US private equity firms lend more as Fed warns of bubble
Heightened scrutiny of US commercial real estate lending is paving the way for lightly regulated investors to gain a bigger toehold in lucrative deals.
Private funds are seeking a record $32bn for commercial-property debt, as buyout firms, real estate investment trusts and hedge funds expand lending. These companies, which typically charge higher interest rates, can move quickly on large loans that may be seen as too speculative for banks.
With banking regulators warning of a potential real estate bubble, firms such as Blackstone Group LP and Starwood Property Trust Inc. stand to become an even larger force in the market. So-called shadow banks - lenders that fall outside of the industry's oversight - are able to take on more risk amid calls for caution in an area that melted down during the 2008 financial crisis.
"These guys aren't scared of an empty building," said Steven Delaney, an analyst with JMP Securities LLC. "These are the loans banks don't want. There is a tremendous opportunity and a need for commercial property owners, for more types of financing than the commercial banking industry as a whole is willing to provide."
The record capital being sought by US private funds for real estate debt investment as of July was up almost 40pc from a year earlier, according to data researcher Preqin Ltd.
Banks, in contrast, are pulling back as global economic growth slows, uncertainty over interest rates increases and pockets of overbuilding spark concern that commercial real estate prices are due for a fall after almost doubling in six years.
The Office of the Comptroller of the Currency (OCC) has been warning banks since last year of rising risks in commercial mortgage portfolios, while the Federal Reserve has repeatedly flagged the property market as a potential bubble.
A market collapse may be better absorbed by investors in private funds than by companies deemed too big to fail in the 2008 crisis, leading to a taxpayer bailout, said Scott Rechler, CEO of RXR Realty, a firm that owns about $15bn of real estate throughout New York, New Jersey and Connecticut.
"We're using private capital," Rechler said. "We would lose our money and our investors' money. It's not systemic," he said.
Banks still play a role by lending to investment firms. Commercial loans of all types by regulated banks to non-depository financial companies rose by almost 23pc, or $41.2bn, in the fourth quarter from a year earlier - one of the fastest-growing categories, according to the OCC.

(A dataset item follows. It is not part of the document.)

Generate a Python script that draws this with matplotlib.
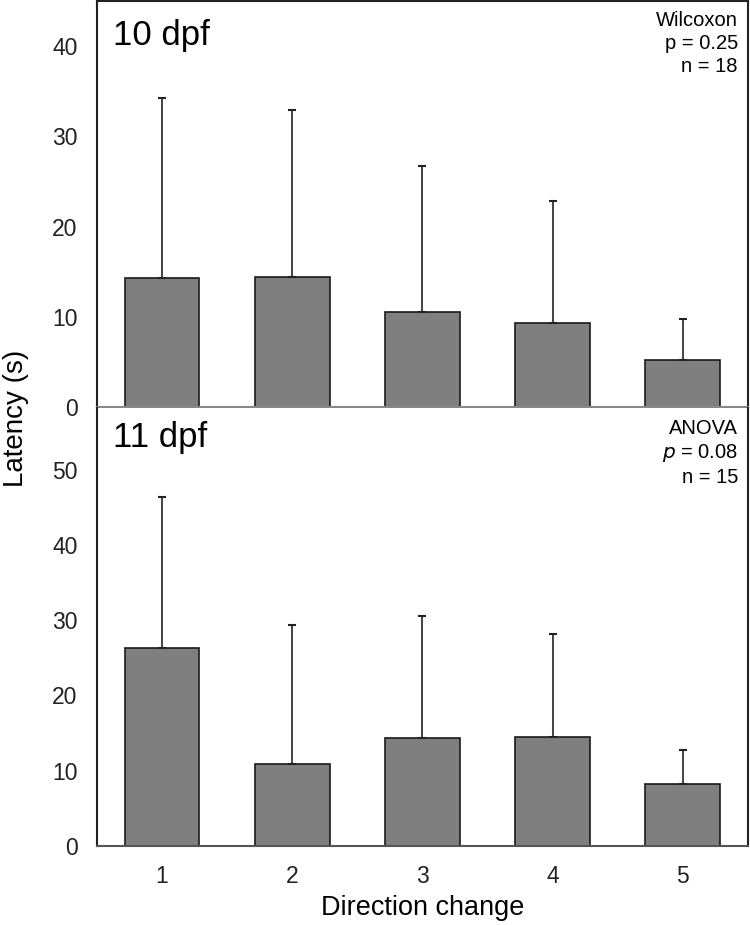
import matplotlib
matplotlib.use("Agg")
import matplotlib.pyplot as plt

plt.rcParams['font.family'] = ['Liberation Sans', 'DejaVu Sans']

# Data
changes = [1, 2, 3, 4, 5]
tick_labels = ['1', '2', '3', '4', '5']

mean_10dpf = [14.3, 14.4, 10.5, 9.3, 5.2]
err_10dpf = [19.9, 18.5, 16.2, 13.5, 4.6]

mean_11dpf = [26.3, 10.9, 14.3, 14.5, 8.2]
err_11dpf = [20.1, 18.5, 16.2, 13.7, 4.6]

stats_10 = "Wilcoxon\np = 0.25\nn = 18"
stats_11 = "ANOVA\n$\\it{p}$ = 0.08\nn = 15"

fig = plt.figure(figsize=(7.5, 9.25), dpi=100)
ax1 = fig.add_axes([0.1293, 0.560, 0.8677, 0.4389])
ax2 = fig.add_axes([0.1293, 0.0854, 0.8677, 0.4735])

bar_kw = dict(width=0.575, color='#7f7f7f', edgecolor='#1a1a1a', linewidth=1.2, zorder=2)
err_kw = dict(ecolor='#222222', elinewidth=1.2, capsize=3, capthick=1.5)

# top panel: 10 dpf
ax1.bar(changes, mean_10dpf, yerr=[[0] * 5, err_10dpf], error_kw=err_kw, **bar_kw)
ax1.set_ylim(0, 45)
ax1.set_yticks([0, 10, 20, 30, 40])
ax1.set_xticks([])
ax1.text(0.024, 0.955, "10 dpf", transform=ax1.transAxes, fontsize=25,
         ha='left', va='top')
ax1.text(0.985, 0.975, stats_10, transform=ax1.transAxes, fontsize=14.5,
         ha='right', va='top', linespacing=1.25)

# bottom panel: 11 dpf
ax2.bar(changes, mean_11dpf, yerr=[[0] * 5, err_11dpf], error_kw=err_kw, **bar_kw)
ax2.set_ylim(0, 58.2)
ax2.set_yticks([0, 10, 20, 30, 40, 50])
ax2.set_xticks(changes)
ax2.set_xticklabels(tick_labels)
ax2.text(0.024, 0.97, "11 dpf", transform=ax2.transAxes, fontsize=25,
         ha='left', va='top')
ax2.text(0.985, 0.975, stats_11, transform=ax2.transAxes, fontsize=14.5,
         ha='right', va='top', linespacing=1.25)
ax2.set_xlabel("Direction change", fontsize=19.5, labelpad=5)

for ax in (ax1, ax2):
    ax.set_xlim(0.5, 5.5)
    ax.tick_params(length=0, labelsize=16.5, pad=14, colors='#222222')
    for s in ('left', 'right', 'top'):
        ax.spines[s].set_color('#222222')
        ax.spines[s].set_linewidth(1.5)
    ax.spines['bottom'].set_color('#888888')
    ax.spines['bottom'].set_linewidth(1.5)
ax2.spines['top'].set_visible(False)
ax2.spines['bottom'].set_color('#555555')

fig.text(0.021, 0.548, "Latency (s)", rotation=90, fontsize=20,
         ha='center', va='center')

fig.savefig("out.png", dpi=100)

Extending credit to other lenders is less risky for banks than lending directly to property owners, according to Delaney. The non-regulated firms will absorb losses first if a project sours, protecting banks from deeper losses, he said.
"In a disaster scenario, the banks could possibly have some exposure, but the banks today are safer than they have ever been," Delaney said.
The regulatory scrutiny of banks will be a boon for real estate investment firms for the foreseeable future, according to Barry Sternlicht, CEO of Starwood Property Trust, a Greenwich, Connecticut, based mortgage REIT.
There are "capacity issues when your Office of the Comptroller of Currency is staring at you the whole time", Sternlicht told analysts last month.
"We like them to keep staring. That's fine with us, and we want to be a beneficiary of this climate."
Non-bank lenders have more flexibility in managing and evaluating risk. While banks are required to hold a certain amount of cash against the commercial real estate assets on their books, investment firms make their own rules when it comes to setting aside reserves for potential losses. They use internal rating systems to analyse the soundness of their loans.
Companies such as Blackstone and Starwood make significantly larger loans than banks, meaning they are more exposed to problems at individual projects, said Jade Rahmani, an analyst with Keefe Bruyette & Woods Inc.
In Manhattan, where a surge of construction has led to a glut of luxury apartments, Blackstone extended a mortgage originally made for $285m on a condominium tower being built by Gary Barnett's Extell Development Co. when the developer couldn't pay off the loan on its August 9 due date.
Barnett struck a deal with China's SMI USA to buy extra time to secure a construction loan for the Central Park tower, slated to be New York's tallest residential building.
Michael Nash, chairman of Blackstone's real estate debt strategies division, declined to comment on the Extell deal. He said property-debt investments now include more equity and aren't as risky as in the previous boom, when there was too much leverage and thinly capitalised deals.
"We feel pretty good about where we are, with persistently low rates, a good growth profile in most asset classes and this relatively benign economic environment," said Jonathan Pollack, global head of Blackstone Real Estate Debt Strategies.
Non-bank lenders "trust their own instincts," said JMP's Delaney. "Blackstone is the largest owner of real estate in the world," he said. "They don't need regulators and the Fed to tell them what the state of the real estate market is."